The debate over Ohio’s school report cards continues in Columbus this week as state Board of Education members consider a recommendation to make even more changes to the grades.
Last month, Ohio Board of Education members recommended delaying overall grades for schools and school districts that will appear for the first time on report cards this year.
Those grades are based on more than a dozen components, including high school graduation rates and progress in closing achievement gaps.
This month, the board will consider a resolution to make changes to those component scores.
Proposed by member Lisa Woods of Medina, the recommendation to lawmakers includes eliminating or refining a number of other measurements on the report card that she calls confusing and says have drawn criticism from the public.

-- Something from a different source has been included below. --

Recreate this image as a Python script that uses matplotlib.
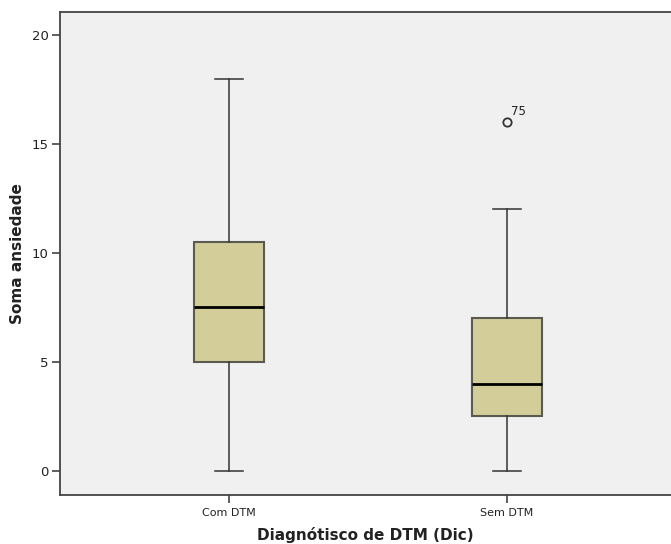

Woods recommends eliminating all A to F grades on the report cards and replacing them with descriptive scores, like “Most Effective,” “Average Effective” and “Ineffective and Deficient.”
The proposal to get rid of the A-F grades, Woods said, is the result of a workgroup recommendation and she believes the ineffective/effective descriptors "more closely reflect the reality of what we're trying to accomplish."
"The current report card is clearly not reflective of learning, is harming good school districts, harming housing values and impacting levy campaigns," she said. "The bottom line is that the report card is flawed, and the State Board can make it much better."
Board of Education members will vote on the resolution during their June meeting this week.
Changing the school report cards would then have to be approved by Ohio's General Assembly, where at least one bill has been introduced to eliminate the A-F grades.
Woods said lawmakers have not asked Board members for their advice to fix the report cards she sees as flawed, but added that from her perspective, the Board has largely stayed silent on the issue. This resolution will change that, she said.
"Once they see we cannot defend the current report card, want to root out the inherent problems with it, I hope they will take our advice on behalf of our mutual constituency and improve education in Ohio," she said.